Mercer has also identified misconduct as one of the top five people risks, emphasizing that people risks are also financial risks. Since workplace misconduct risks can double under organizational stress or economic uncertainty, understanding these behaviors proactively enables organizations to identify and mitigate the root causes of misconduct, promoting healthier and more resilient workplace cultures.
The rise in workplace misconduct also highlights a shift from mere acceptance to active advocacy. Common warning signs include trolling, online harassment, intolerance, and inappropriate behavior, which a solid résumé or positive interview may mask.
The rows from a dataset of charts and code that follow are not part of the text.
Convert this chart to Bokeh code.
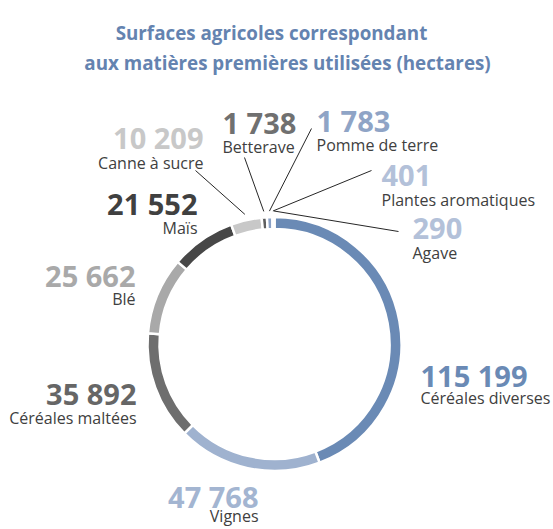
import math
from bokeh.plotting import figure
from bokeh.models import ColumnDataSource, Range1d
from bokeh.core.properties import value
from bokeh.embed import file_html
from bokeh.resources import INLINE

# ---------------- data ----------------
categories = ["Céréales diverses", "Vignes", "Céréales maltées", "Blé", "Maïs",
              "Canne à sucre", "Betterave", "Pomme de terre", "Plantes aromatiques", "Agave"]
hectares = [115199, 47768, 35892, 25662, 21552, 10209, 1738, 1783, 401, 290]
slice_colors = ["#6a8ab5", "#9fb2cf", "#6e6e6e", "#a9a9a9", "#474747",
                "#c8c8c8", "#5e5e5e", "#8aa1c6", "#b3c1d9", "#c4cfe2"]
number_colors = ["#6a8ab5", "#a3b5d1", "#666666", "#a9a9a9", "#404040",
                 "#c8c8c8", "#707070", "#8fa4c6", "#b3c1d9", "#b3c1d9"]
title_lines = ["Surfaces agricoles correspondant", "aux matières premières utilisées (hectares)"]

# ---------------- layout (screen pixels) ----------------
W, H = 553, 529
def X(px): return px
def Y(py): return H - py

CX, CY = 274, 343.5
R_OUT, R_IN, R_LEAD = 127, 115, 133

# label x, number baseline, name baseline, alignment
label_x = [420, 258, 136, 135, 197, 203, 222, 316, 381, 412]
num_base = [375, 496, 393, 275, 203, 137, 122, 120, 175, 228]
name_base = [397, 515, 417, 298, 227, 162, 146, 144, 199, 252]
align = ["left", "right", "right", "right", "right", "right", "left", "left", "left", "left"]
# leader line anchors near labels (only small slices)
leader_idx = [5, 6, 7, 8, 9]
leader_end = [(195, 170), (244, 157), (311, 128), (371, 170), (398, 231)]

FONT = "Open Sans"

p = figure(width=W, height=H, output_backend="svg", toolbar_location=None,
           x_range=Range1d(0, W), y_range=Range1d(0, H),
           x_axis_location=None, y_axis_location=None, min_border=0)
p.grid.visible = False
p.outline_line_color = None
p.background_fill_color = "white"
p.border_fill_color = "white"

total = sum(hectares)
starts, ends, mids = [], [], []
cum = 0.0
for v in hectares:
    a0 = math.pi / 2 - 2 * math.pi * cum / total
    cum += v
    a1 = math.pi / 2 - 2 * math.pi * cum / total
    starts.append(a0)
    ends.append(a1)
    mids.append((a0 + a1) / 2)

src = ColumnDataSource(dict(x=[X(CX)] * len(hectares), y=[Y(CY)] * len(hectares),
                            start=starts, end=ends, color=slice_colors))
p.annular_wedge(x="x", y="y", inner_radius=R_IN, outer_radius=R_OUT,
                start_angle="start", end_angle="end", direction="clock",
                fill_color="color", line_color="white", line_width=2.5, source=src)

# leader lines
xs, ys = [], []
for i, (ex, ey) in zip(leader_idx, leader_end):
    a = mids[i]
    xs.append([X(CX) + R_LEAD * math.cos(a), X(ex)])
    ys.append([Y(CY) + R_LEAD * math.sin(a), Y(ey)])
p.multi_line(xs=xs, ys=ys, line_color="#262626", line_width=1)

# labels
def fmt(v):
    return f"{v:,}".replace(",", " ")

for a in ("left", "right"):
    idx = [i for i in range(len(hectares)) if align[i] == a]
    s_num = ColumnDataSource(dict(x=[X(label_x[i]) for i in idx], y=[Y(num_base[i]) for i in idx],
                                  t=[fmt(hectares[i]) for i in idx], c=[number_colors[i] for i in idx]))
    p.text(x="x", y="y", text="t", text_color="c", text_font=value(FONT),
           text_font_style="bold", text_font_size="29px", text_align=a,
           text_baseline="alphabetic", source=s_num)
    s_name = ColumnDataSource(dict(x=[X(label_x[i]) for i in idx], y=[Y(name_base[i]) for i in idx],
                                   t=[categories[i] for i in idx]))
    p.text(x="x", y="y", text="t", text_color="#404040", text_font=value(FONT),
           text_font_size="16px", text_align=a, text_baseline="alphabetic", source=s_name)

# title
title_cx = [271, 287]
title_base = [32, 62]
s_title = ColumnDataSource(dict(x=[X(c) for c in title_cx], y=[Y(b) for b in title_base], t=title_lines))
p.text(x="x", y="y", text="t", text_color="#6483b0", text_font=value(FONT),
       text_font_style="bold", text_font_size="18.8px", text_align="center",
       text_baseline="alphabetic", source=s_title)

open("out.html", "w").write(file_html(p, INLINE))
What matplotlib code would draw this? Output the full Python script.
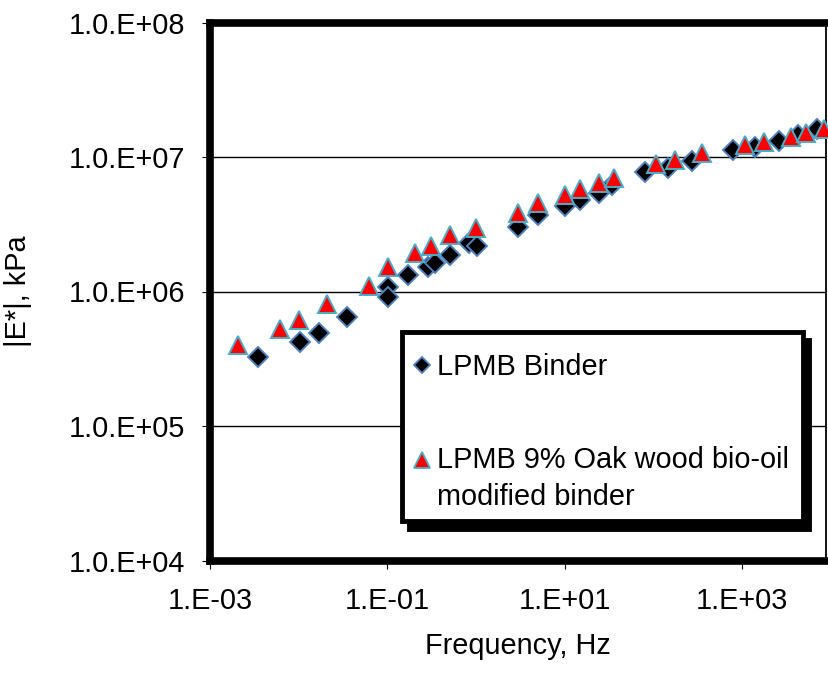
import matplotlib
matplotlib.use("Agg")
import matplotlib.pyplot as plt
from matplotlib.patches import Rectangle

# ---- data ----
freq_lpmb = [0.00352, 0.0104, 0.0171, 0.0349, 0.1026, 0.1026, 0.172, 0.290, 0.345,
             0.509, 0.840, 1.033, 2.99, 4.95, 10.05, 14.8, 24.5, 33.7, 80.1, 146.6,
             269, 792, 1390, 2594, 4276, 6887]
e_lpmb = [3.24e5, 4.18e5, 4.89e5, 6.46e5, 1.089e6, 9.06e5, 1.327e6, 1.529e6, 1.637e6,
          1.868e6, 2.282e6, 2.18e6, 3.00e6, 3.70e6, 4.32e6, 4.79e6, 5.37e6, 6.19e6,
          7.78e6, 8.24e6, 9.33e6, 1.127e7, 1.193e7, 1.315e7, 1.469e7, 1.615e7]

freq_bio = [0.00206, 0.00618, 0.0102, 0.0207, 0.0614, 0.1026, 0.205, 0.308, 0.509,
            1.0, 2.99, 4.95, 10.05, 14.8, 24.5, 35.8, 105.7, 174.6, 349, 1059,
            1757, 3491, 5224, 8433]
e_bio = [3.97e5, 5.26e5, 6.19e5, 8.14e5, 1.108e6, 1.529e6, 1.923e6, 2.18e6, 2.63e6,
         2.95e6, 3.85e6, 4.53e6, 5.22e6, 5.75e6, 6.38e6, 6.95e6, 8.87e6, 9.50e6,
         1.065e7, 1.228e7, 1.300e7, 1.408e7, 1.50e7, 1.62e7]

series_labels = ["LPMB Binder", "LPMB 9% Oak wood bio-oil\nmodified binder"]
x_ticks = [1e-3, 1e-1, 1e1, 1e3]
x_tick_labels = ["1.E-03", "1.E-01", "1.E+01", "1.E+03"]
y_ticks = [1e4, 1e5, 1e6, 1e7, 1e8]
y_tick_labels = ["1.0.E+04", "1.0.E+05", "1.0.E+06", "1.0.E+07", "1.0.E+08"]

plt.rcParams['font.family'] = ['Liberation Sans', 'DejaVu Sans']
FS = 20.8

fig = plt.figure(figsize=(8.29, 6.85), dpi=100)
ax = fig.add_axes([210 / 829, (685 - 560.5) / 685, (826 - 210) / 829, (560.5 - 22.5) / 685])

ax.set_xscale('log')
ax.set_yscale('log')
ax.set_xlim(1e-3, 10 ** 3.943)
ax.set_ylim(1e4, 1e8)

ax.yaxis.grid(True, which='major', color='black', linewidth=1.0)
ax.set_axisbelow(True)

ax.plot(freq_lpmb, e_lpmb, linestyle='none', marker='D', markersize=9.8,
        markerfacecolor='black', markeredgecolor='#4F81BD', markeredgewidth=1.4,
        clip_on=False, zorder=3)
ax.plot(freq_bio, e_bio, linestyle='none', marker='^', markersize=13,
        markerfacecolor='#FF0000', markeredgecolor='#4BACC6', markeredgewidth=1.4,
        clip_on=False, zorder=4)

ax.set_xticks(x_ticks)
ax.set_xticklabels(x_tick_labels)
ax.set_yticks(y_ticks)
ax.set_yticklabels(y_tick_labels)
ax.minorticks_off()
ax.tick_params(axis='both', which='major', direction='out', length=6, width=0.8,
               labelsize=FS, pad=12, color='black')
ax.tick_params(axis='x', pad=13)

for side in ['top', 'left', 'bottom']:
    ax.spines[side].set_linewidth(5.5)
    ax.spines[side].set_color('black')
ax.spines['right'].set_linewidth(1.3)
ax.spines['right'].set_color('black')

ax.set_xlabel("Frequency, Hz", fontsize=FS, labelpad=12)
ax.set_ylabel("|E*|, kPa", fontsize=FS, labelpad=26)

# ---- legend (drawn by hand to keep Excel-like layout) ----
bx0, bx1, by0, by1 = 0.3122, 0.9622, 0.0734, 0.4242
sdx, sdy = 0.0106, 0.0149
ax.add_patch(Rectangle((bx0 + sdx, by0 - sdy), bx1 - bx0, by1 - by0, transform=ax.transAxes,
                       facecolor='black', edgecolor='black', linewidth=3.5,
                       clip_on=False, zorder=8))
ax.add_patch(Rectangle((bx0, by0), bx1 - bx0, by1 - by0, transform=ax.transAxes,
                       facecolor='white', edgecolor='black', linewidth=3.5,
                       clip_on=False, zorder=9))
mx = 0.3437
ax.plot([mx], [0.3634], transform=ax.transAxes, linestyle='none', marker='D',
        markersize=8.4, markerfacecolor='black', markeredgecolor='#4F81BD',
        markeredgewidth=1.3, clip_on=False, zorder=10)
ax.plot([mx], [0.1868], transform=ax.transAxes, linestyle='none', marker='^',
        markersize=11.5, markerfacecolor='#FF0000', markeredgecolor='#4BACC6',
        markeredgewidth=1.3, clip_on=False, zorder=10)
tx = 0.3680
ax.text(tx, 0.3600, series_labels[0], transform=ax.transAxes, fontsize=FS,
        ha='left', va='center', zorder=11)
ax.text(tx, 0.1530, series_labels[1], transform=ax.transAxes, fontsize=FS,
        ha='left', va='center', linespacing=1.4, zorder=11)

fig.savefig("out.png", dpi=100)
As noted by Harvard Business Review, interviews are imperfect predictors of job performance, frequently failing to capture soft skills or cultural fit.
These findings underscore the importance of proactive investment in behavioral signals solutions to mitigate legal exposure and compliance risks.
Filling Gaps Left by Traditional Hiring Methods
As behavioral insights become more robust, they will become increasingly accurate at uncovering nuanced traits, such as interpersonal skills, decision-making, and alignment with organizational values. In contrast to traditional methods, proactively identifying warning signs of misconduct through business intelligence enables organizations to prevent widespread cultural erosion before it begins and ensure peace of mind.
By screening for personality traits and behavioral flags, these insights give hiring teams objective, data-backed evidence of whether a candidate may pose a threat to workplace safety, brand reputation, or team cohesion. This shifts hiring decisions away from personal intuition and towards evidence-based judgment.
Ethical and Compliant AI Screening
As organizations turn to behavioral insights in hiring, they must prioritize compliance, ethics, and transparency to ensure a robust hiring process. Compliant data handling is necessary to avoid potential discrimination, privacy violations, and negligence issues in online screenings. Today, nearly three-quarters of employers conduct web searches on candidates that are often not compliant, potentially exposing the employer to legal action.
Businesses using a customizable, configurable third-party screening provider like Fama benefit from their partner’s status as a consumer reporting agency under the Fair Credit Reporting Act (FCRA). This means that Protected Class Information, such as race, gender, age, and religion, from screenings and analyses is omitted from searches to protect employers from compliance issues while maintaining fairness based solely on the relevant criteria for candidate evaluations.
Fama also encourages clients to establish clear internal policies with agreed-upon codes of conduct and provide ongoing training, ensuring that teams use behavioral insights thoughtfully, legally, and without bias. This way, although it provides insights, the employer remains in the driver’s seat when it comes to determining what constitutes good or bad behavior and what harms or benefits their business.
Final Thoughts
In an era where company culture can go viral for all of the wrong reasons, the ability to identify misconduct before Day One is a competitive advantage. For these reasons, I believe behavioral intelligence is set to permanently change how candidates are found, vetted, and hired.
All of this is not to say that AI and behavioral intelligence should replace human decision-making in hiring, however. While AI can automate repetitive administrative HR tasks and help comb through data, human judgment remains essential for managing biases, ethics, and nuanced insights, and should remain the bedrock of the hiring and HR space.